State Capitol Reporters Raised Stink About Restricted Access, But How Open Are Their Ranks? 

Not just any reporter can get credentials from the Virginia Capitol Correspondents Association. But the group is reviewing its bylaws.

Scott Elmquist

Not just any reporter can get credentials from the Virginia Capitol Correspondents Association. But the group is reviewing its bylaws.

For 16 days during this General Assembly session, members of the news media were outraged that state Sen. Tommy Norment, an iconoclastic Republican from Williamsburg, kicked political reporters off the Senate floor.

Press groups at the state and national level decried the policy, editorial writers huffed and puffed, and Times-Dispatch columnist Jeff Schapiro took to carrying around binoculars to watch the proceedings from the balcony, to which reporters were sent.
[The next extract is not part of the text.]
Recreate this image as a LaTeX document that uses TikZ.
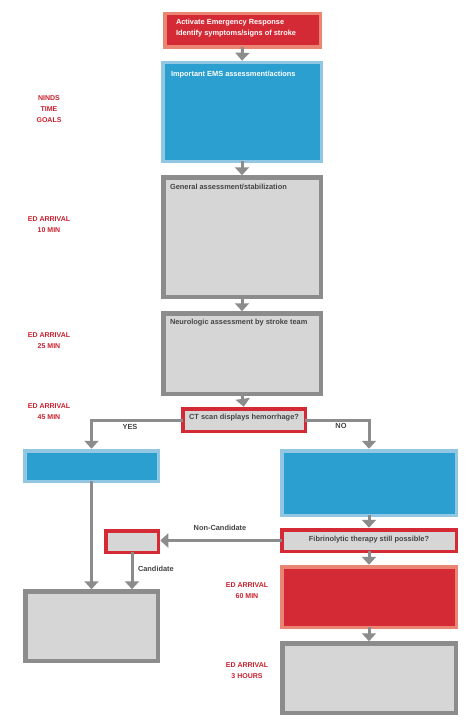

When Norment reversed his decision and restored floor access to reporters Feb. 1, the Virginia Capitol Correspondents Association issued a statement saying, “Denying reporter access to the Virginia Senate floor session was a mistake that could have been avoided; restoring it was the right thing to do.”

But the brouhaha also brought forth discussion of a little-known policy: Not all news media are allowed access to the Senate floor. Their colleagues in the Virginia Capitol Correspondents Association serve as the gateway.

For years, a small group of political reporters operating through the association has kept bloggers, part-time correspondents and freelance journalists out of choice spots with access to legislators.

To get access, a journalist must be a member of the association for a fee of $55. According to bylaws, membership is open only to “full-time, paid correspondents” whose primary job is covering state government.

The association consists of 24 members who represent such mainstream outlets as the Richmond Times-Dispatch, the Associated Press, the Daily Press and the Virginian-Pilot (whose parent company owns Style). They decide who meets those qualifications and make recommendations for credentialing to the General Assembly.

The whole concept is outdated, says Charlottesville blogger Waldo Jaquith, who serves as director of U.S. Open Data and is adviser to the Sunlight Foundation.

“In 2016, the line between ‘blogger’ and ‘journalist’ is no longer meaningful,” Jaquith says. “The Capitol press corps has withered to almost nothing over the past decade. They’re a pale imitation of what they once.”

Jim Bacon, the publisher of Bacon’s Rebellion, a wonkish blog that covers state policy issues -- to which this reporter served as a contributor -- had this to say in an email about the association: “After all their self-righteous fury at Norment for banishing reporters from the Senate floor, it takes a lot of nerve for them to turn around and refuse accreditation to bloggers! Roast them alive!”

Jim Hoeft, editor in chief of the conservative blog Bearing Drift, says he worked to get bloggers credentialed for years. “We feel that we’re treated like second-class citizens by the press,” he says, “but we’re actually citizens who give a shit.”

Responding to the concerns, Times-Dispatch political reporter Jim Nolan, who’s completing three years of service on the association board, most recently as president, says changes may be afoot. The group is scheduled to meet Wednesday to choose a new president.

“We are in the process of reviewing VCCA membership bylaws in recognition of the changing media landscape,” Nolan says. “We welcome input in this review.”

The ultimate authority in accrediting journalists and allowing access in state legislatures rests with governments, which handle such matters in different ways. Two states, Washington and Virginia, have let journalists deal with the issues themselves.

But as the digital revolution has turned traditional journalism upside down, leading to layoffs of veteran reporters and editors, it’s become more difficult to define journalists. In some cases, such as one in San Diego, it’s led to lawsuits by free-lancers who say they were unfairly denied credentials.

All of the newspapers whose reporters are members of the Virginia correspondents association have undergone major layoffs since the late 1990s. Journalism has morphed into independent reporters who file on blogs or Facebook.

“Protecting their membership from new media might have made sense 10 years ago,” Jaquith says, “but at this point the Capitol press corps is a club so exclusive that there’s a plausible future in which it has no members.”

Lowell Feld, editor of the progressive Blue Virginia blog, says that many bloggers are political veterans with just as keen of an understanding of the issues as anyone else.

It’s unclear what changes the association might make. One issue is how it would accommodate serious untraditional reporters while dealing with lobbyists trying to masquerade as reporters. But for now, bloggers and freelancers are relegated to the legislative galleries with the rest of the public.

Editor's note: A previous version of the story said Jim Nolan served a three-year term as president. But his three years of service included other positions.